DATASET EXCERPT:
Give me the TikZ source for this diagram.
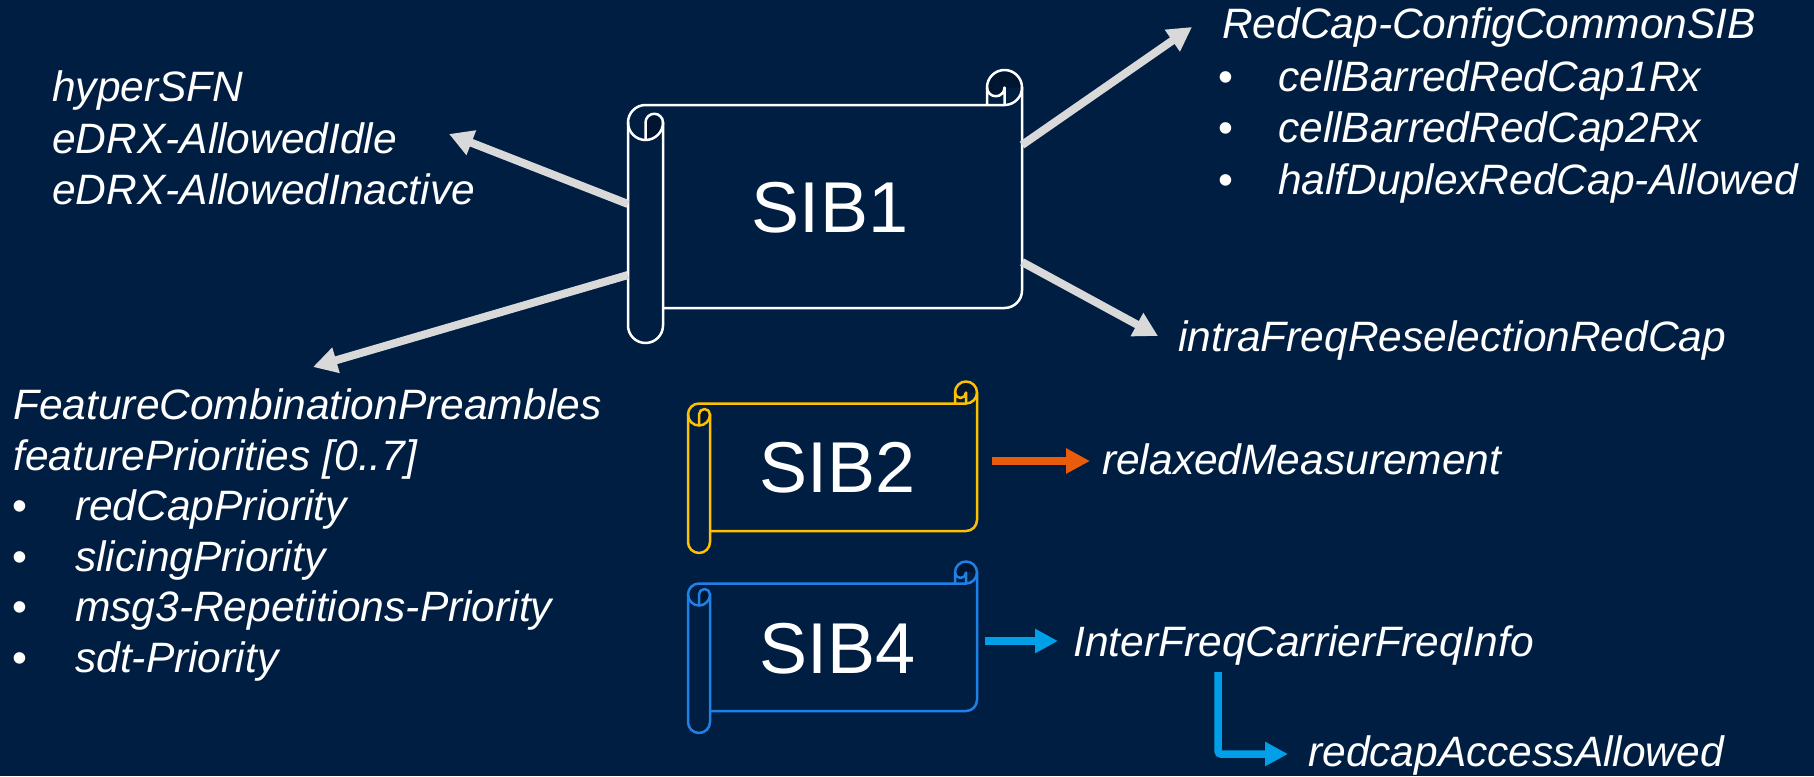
\documentclass[tikz,border=0pt]{standalone}
\usepackage{fontspec}
\setmainfont{Liberation Sans}
\usetikzlibrary{arrows.meta}

\definecolor{bgnavy}{RGB}{0,30,66}
\definecolor{curlshade}{RGB}{0,21,48}
\definecolor{arrowgrey}{RGB}{217,217,217}
\definecolor{sibgold}{RGB}{255,192,0}
\definecolor{sibblue}{RGB}{31,128,230}
\definecolor{arroworange}{RGB}{233,92,12}
\definecolor{arrowcyan}{RGB}{0,160,233}

% Horizontal scroll: #1 left, #2 top, #3 right, #4 bottom (pixel rows, downward),
% #5 roll diameter, #6 outline colour
\newcommand{\scrollshape}[6]{%
  \pgfmathsetmacro{\scrL}{#1}%
  \pgfmathsetmacro{\scrT}{-(#2)}%
  \pgfmathsetmacro{\scrR}{#3}%
  \pgfmathsetmacro{\scrB}{-(#4)}%
  \pgfmathsetmacro{\scrC}{#5}%
  \pgfmathsetmacro{\scrH}{#5/2}%
  \pgfmathsetmacro{\scrQ}{#5/4}%
  \pgfmathsetmacro{\scrXa}{\scrL+\scrH}%
  \pgfmathsetmacro{\scrXb}{\scrL+\scrC}%
  \pgfmathsetmacro{\scrXc}{\scrR-\scrH}%
  \pgfmathsetmacro{\scrXd}{\scrR-\scrC}%
  \pgfmathsetmacro{\scrYa}{\scrT-1.5*\scrC}%
  \pgfmathsetmacro{\scrYb}{\scrT-2*\scrC}%
  \pgfmathsetmacro{\scrYc}{\scrT-\scrC}%
  \pgfmathsetmacro{\scrYd}{\scrB+\scrC}%
  \pgfmathsetmacro{\scrYe}{\scrB+\scrH}%
  \pgfmathsetmacro{\scrYf}{\scrB+\scrC+\scrH}%
  \pgfmathsetmacro{\scrYg}{\scrT-\scrH}%
  % shaded insides of the two curls
  \fill[curlshade] (\scrXd,\scrYg) arc[start angle=180,end angle=0,radius=\scrH]
        -- (\scrXc,\scrYg) arc[start angle=0,end angle=-180,radius=\scrQ] -- cycle;
  \fill[curlshade] (\scrXa,\scrYa) arc[start angle=180,end angle=0,radius=\scrQ]
        arc[start angle=0,end angle=-90,radius=\scrH] -- cycle;
  % outline
  \draw[scrollline,draw=#6] (\scrL,\scrYa) arc[start angle=180,end angle=90,radius=\scrH]
        -- (\scrXc,\scrYc) arc[start angle=270,end angle=540,radius=\scrH] -- (\scrXd,\scrYc);
  \draw[scrollline,draw=#6] (\scrR,\scrYg) -- (\scrR,\scrYf)
        arc[start angle=0,end angle=-90,radius=\scrH] -- (\scrXb,\scrYd);
  \draw[scrollline,draw=#6] (\scrL,\scrYa) -- (\scrL,\scrYe)
        arc[start angle=180,end angle=360,radius=\scrH] -- (\scrXb,\scrYa);
  \draw[scrollline,draw=#6] (\scrL,\scrYa) arc[start angle=180,end angle=360,radius=\scrH];
  \draw[scrollline,draw=#6] (\scrXa,\scrYb) -- (\scrXa,\scrYa)
        arc[start angle=180,end angle=0,radius=\scrQ];
  \draw[scrollline,draw=#6] (\scrXd,\scrYg) arc[start angle=180,end angle=360,radius=\scrQ]
        -- (\scrXc,\scrYc);
}

\begin{document}
\begin{tikzpicture}[x=1pt,y=1pt,
  scrollline/.style={line width=2.5pt,line join=round,line cap=round},
  lbl/.style={anchor=base west,inner sep=0pt,text=white,
              font=\itshape\fontsize{42.5}{51}\selectfont},
  sibtext/.style={anchor=center,inner sep=0pt,text=white,
              font=\fontsize{72}{80}\selectfont},
  greyarrow/.style={draw=arrowgrey,line width=8pt,
              -{Triangle[length=24pt,width=25pt]}},
  orangearrow/.style={draw=arroworange,line width=8pt,
              -{Triangle[length=24pt,width=24pt]}},
  cyanarrow/.style={draw=arrowcyan,line width=7.5pt,
              -{Triangle[length=23pt,width=23pt]}},
]
\useasboundingbox (0,0) rectangle (1814,-776);
\fill[bgnavy] (0,0) rectangle (1814,-776);

% the three system information blocks
\scrollshape{628}{70}{1022}{343}{35}{white}
\scrollshape{688}{381.5}{977}{553}{22}{sibgold}
\scrollshape{688}{561.5}{977}{733}{22}{sibblue}

\node[sibtext] (sib1) at (830,-208) {SIB1};
\node[sibtext] (sib2) at (837.5,-467.5) {SIB2};
\node[sibtext] (sib4) at (837.5,-649) {SIB4};

% upper left list
\node[lbl] (hsfn)  at (52,-101) {hyperSFN};
\node[lbl] (edrxi) at (52,-153) {eDRX-AllowedIdle};
\node[lbl] (edrxn) at (52,-204) {eDRX-AllowedInactive};

% upper right list
\node[lbl] (rccfg) at (1222,-39) {RedCap-ConfigCommonSIB};
\node[lbl] (cb1)   at (1278,-91)  {\llap{\makebox[59.4pt][l]{\upshape •}}cellBarredRedCap1Rx};
\node[lbl] (cb2)   at (1278,-142) {\llap{\makebox[59.4pt][l]{\upshape •}}cellBarredRedCap2Rx};
\node[lbl] (hdx)   at (1278,-194) {\llap{\makebox[59.4pt][l]{\upshape •}}halfDuplexRedCap-Allowed};

\node[lbl] (intra) at (1178,-351) {intraFreqReselectionRedCap};

% lower left list
\node[lbl] (fcp)   at (13,-419) {FeatureCombinationPreambles};
\node[lbl] (fpri)  at (13,-470) {featurePriorities [0..7]};
\node[lbl] (p1)    at (75,-520) {\llap{\makebox[63pt][l]{\upshape •}}redCapPriority};
\node[lbl] (p2)    at (75,-571) {\llap{\makebox[63pt][l]{\upshape •}}slicingPriority};
\node[lbl] (p3)    at (75,-621) {\llap{\makebox[63pt][l]{\upshape •}}msg3-Repetitions-Priority};
\node[lbl] (p4)    at (75,-672) {\llap{\makebox[63pt][l]{\upshape •}}sdt-Priority};

\node[lbl] (relax) at (1102,-474) {relaxedMeasurement};
\node[lbl] (ifcfi) at (1073,-656) {InterFreqCarrierFreqInfo};
\node[lbl] (rcaa)  at (1308,-766) {redcapAccessAllowed};

% connector end points
\coordinate (t1) at (628,-204);
\coordinate (h1) at (449,-134);
\coordinate (t2) at (628,-275);
\coordinate (h2) at (313,-367);
\coordinate (t3) at (1022,-145);
\coordinate (h3) at (1192,-27);
\coordinate (t4) at (1022,-262);
\coordinate (h4) at (1158,-336);
\coordinate (t5) at (992,-461);
\coordinate (h5) at (1090,-461);
\coordinate (t6) at (985,-641);
\coordinate (h6) at (1058,-641);
\coordinate (t7) at (1218,-672);
\coordinate (k7) at (1218,-754);
\coordinate (h7) at (1288,-754);

\draw[greyarrow] (t1) -- (h1);
\draw[greyarrow] (t2) -- (h2);
\draw[greyarrow] (t3) -- (h3);
\draw[greyarrow] (t4) -- (h4);
\draw[orangearrow] (t5) -- (h5);
\draw[cyanarrow] (t6) -- (h6);
\draw[cyanarrow,rounded corners=3pt] (t7) -- (k7) -- (h7);
\end{tikzpicture}
\end{document}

EXERCISE INSTRUCTIONS:
Transcribe all the lines above exactly, apart from the pictures.

WRITTEN ANSWER:
Give me the TikZ source for this diagram.
\documentclass[tikz,border=0pt]{standalone}
\usepackage{fontspec}
\setmainfont{Liberation Sans}
\usetikzlibrary{arrows.meta}

\definecolor{bgnavy}{RGB}{0,30,66}
\definecolor{curlshade}{RGB}{0,21,48}
\definecolor{arrowgrey}{RGB}{217,217,217}
\definecolor{sibgold}{RGB}{255,192,0}
\definecolor{sibblue}{RGB}{31,128,230}
\definecolor{arroworange}{RGB}{233,92,12}
\definecolor{arrowcyan}{RGB}{0,160,233}

% Horizontal scroll: #1 left, #2 top, #3 right, #4 bottom (pixel rows, downward),
% #5 roll diameter, #6 outline colour
\newcommand{\scrollshape}[6]{%
  \pgfmathsetmacro{\scrL}{#1}%
  \pgfmathsetmacro{\scrT}{-(#2)}%
  \pgfmathsetmacro{\scrR}{#3}%
  \pgfmathsetmacro{\scrB}{-(#4)}%
  \pgfmathsetmacro{\scrC}{#5}%
  \pgfmathsetmacro{\scrH}{#5/2}%
  \pgfmathsetmacro{\scrQ}{#5/4}%
  \pgfmathsetmacro{\scrXa}{\scrL+\scrH}%
  \pgfmathsetmacro{\scrXb}{\scrL+\scrC}%
  \pgfmathsetmacro{\scrXc}{\scrR-\scrH}%
  \pgfmathsetmacro{\scrXd}{\scrR-\scrC}%
  \pgfmathsetmacro{\scrYa}{\scrT-1.5*\scrC}%
  \pgfmathsetmacro{\scrYb}{\scrT-2*\scrC}%
  \pgfmathsetmacro{\scrYc}{\scrT-\scrC}%
  \pgfmathsetmacro{\scrYd}{\scrB+\scrC}%
  \pgfmathsetmacro{\scrYe}{\scrB+\scrH}%
  \pgfmathsetmacro{\scrYf}{\scrB+\scrC+\scrH}%
  \pgfmathsetmacro{\scrYg}{\scrT-\scrH}%
  % shaded insides of the two curls
  \fill[curlshade] (\scrXd,\scrYg) arc[start angle=180,end angle=0,radius=\scrH]
        -- (\scrXc,\scrYg) arc[start angle=0,end angle=-180,radius=\scrQ] -- cycle;
  \fill[curlshade] (\scrXa,\scrYa) arc[start angle=180,end angle=0,radius=\scrQ]
        arc[start angle=0,end angle=-90,radius=\scrH] -- cycle;
  % outline
  \draw[scrollline,draw=#6] (\scrL,\scrYa) arc[start angle=180,end angle=90,radius=\scrH]
        -- (\scrXc,\scrYc) arc[start angle=270,end angle=540,radius=\scrH] -- (\scrXd,\scrYc);
  \draw[scrollline,draw=#6] (\scrR,\scrYg) -- (\scrR,\scrYf)
        arc[start angle=0,end angle=-90,radius=\scrH] -- (\scrXb,\scrYd);
  \draw[scrollline,draw=#6] (\scrL,\scrYa) -- (\scrL,\scrYe)
        arc[start angle=180,end angle=360,radius=\scrH] -- (\scrXb,\scrYa);
  \draw[scrollline,draw=#6] (\scrL,\scrYa) arc[start angle=180,end angle=360,radius=\scrH];
  \draw[scrollline,draw=#6] (\scrXa,\scrYb) -- (\scrXa,\scrYa)
        arc[start angle=180,end angle=0,radius=\scrQ];
  \draw[scrollline,draw=#6] (\scrXd,\scrYg) arc[start angle=180,end angle=360,radius=\scrQ]
        -- (\scrXc,\scrYc);
}

\begin{document}
\begin{tikzpicture}[x=1pt,y=1pt,
  scrollline/.style={line width=2.5pt,line join=round,line cap=round},
  lbl/.style={anchor=base west,inner sep=0pt,text=white,
              font=\itshape\fontsize{42.5}{51}\selectfont},
  sibtext/.style={anchor=center,inner sep=0pt,text=white,
              font=\fontsize{72}{80}\selectfont},
  greyarrow/.style={draw=arrowgrey,line width=8pt,
              -{Triangle[length=24pt,width=25pt]}},
  orangearrow/.style={draw=arroworange,line width=8pt,
              -{Triangle[length=24pt,width=24pt]}},
  cyanarrow/.style={draw=arrowcyan,line width=7.5pt,
              -{Triangle[length=23pt,width=23pt]}},
]
\useasboundingbox (0,0) rectangle (1814,-776);
\fill[bgnavy] (0,0) rectangle (1814,-776);

% the three system information blocks
\scrollshape{628}{70}{1022}{343}{35}{white}
\scrollshape{688}{381.5}{977}{553}{22}{sibgold}
\scrollshape{688}{561.5}{977}{733}{22}{sibblue}

\node[sibtext] (sib1) at (830,-208) {SIB1};
\node[sibtext] (sib2) at (837.5,-467.5) {SIB2};
\node[sibtext] (sib4) at (837.5,-649) {SIB4};

% upper left list
\node[lbl] (hsfn)  at (52,-101) {hyperSFN};
\node[lbl] (edrxi) at (52,-153) {eDRX-AllowedIdle};
\node[lbl] (edrxn) at (52,-204) {eDRX-AllowedInactive};

% upper right list
\node[lbl] (rccfg) at (1222,-39) {RedCap-ConfigCommonSIB};
\node[lbl] (cb1)   at (1278,-91)  {\llap{\makebox[59.4pt][l]{\upshape •}}cellBarredRedCap1Rx};
\node[lbl] (cb2)   at (1278,-142) {\llap{\makebox[59.4pt][l]{\upshape •}}cellBarredRedCap2Rx};
\node[lbl] (hdx)   at (1278,-194) {\llap{\makebox[59.4pt][l]{\upshape •}}halfDuplexRedCap-Allowed};

\node[lbl] (intra) at (1178,-351) {intraFreqReselectionRedCap};

% lower left list
\node[lbl] (fcp)   at (13,-419) {FeatureCombinationPreambles};
\node[lbl] (fpri)  at (13,-470) {featurePriorities [0..7]};
\node[lbl] (p1)    at (75,-520) {\llap{\makebox[63pt][l]{\upshape •}}redCapPriority};
\node[lbl] (p2)    at (75,-571) {\llap{\makebox[63pt][l]{\upshape •}}slicingPriority};
\node[lbl] (p3)    at (75,-621) {\llap{\makebox[63pt][l]{\upshape •}}msg3-Repetitions-Priority};
\node[lbl] (p4)    at (75,-672) {\llap{\makebox[63pt][l]{\upshape •}}sdt-Priority};

\node[lbl] (relax) at (1102,-474) {relaxedMeasurement};
\node[lbl] (ifcfi) at (1073,-656) {InterFreqCarrierFreqInfo};
\node[lbl] (rcaa)  at (1308,-766) {redcapAccessAllowed};

% connector end points
\coordinate (t1) at (628,-204);
\coordinate (h1) at (449,-134);
\coordinate (t2) at (628,-275);
\coordinate (h2) at (313,-367);
\coordinate (t3) at (1022,-145);
\coordinate (h3) at (1192,-27);
\coordinate (t4) at (1022,-262);
\coordinate (h4) at (1158,-336);
\coordinate (t5) at (992,-461);
\coordinate (h5) at (1090,-461);
\coordinate (t6) at (985,-641);
\coordinate (h6) at (1058,-641);
\coordinate (t7) at (1218,-672);
\coordinate (k7) at (1218,-754);
\coordinate (h7) at (1288,-754);

\draw[greyarrow] (t1) -- (h1);
\draw[greyarrow] (t2) -- (h2);
\draw[greyarrow] (t3) -- (h3);
\draw[greyarrow] (t4) -- (h4);
\draw[orangearrow] (t5) -- (h5);
\draw[cyanarrow] (t6) -- (h6);
\draw[cyanarrow,rounded corners=3pt] (t7) -- (k7) -- (h7);
\end{tikzpicture}
\end{document}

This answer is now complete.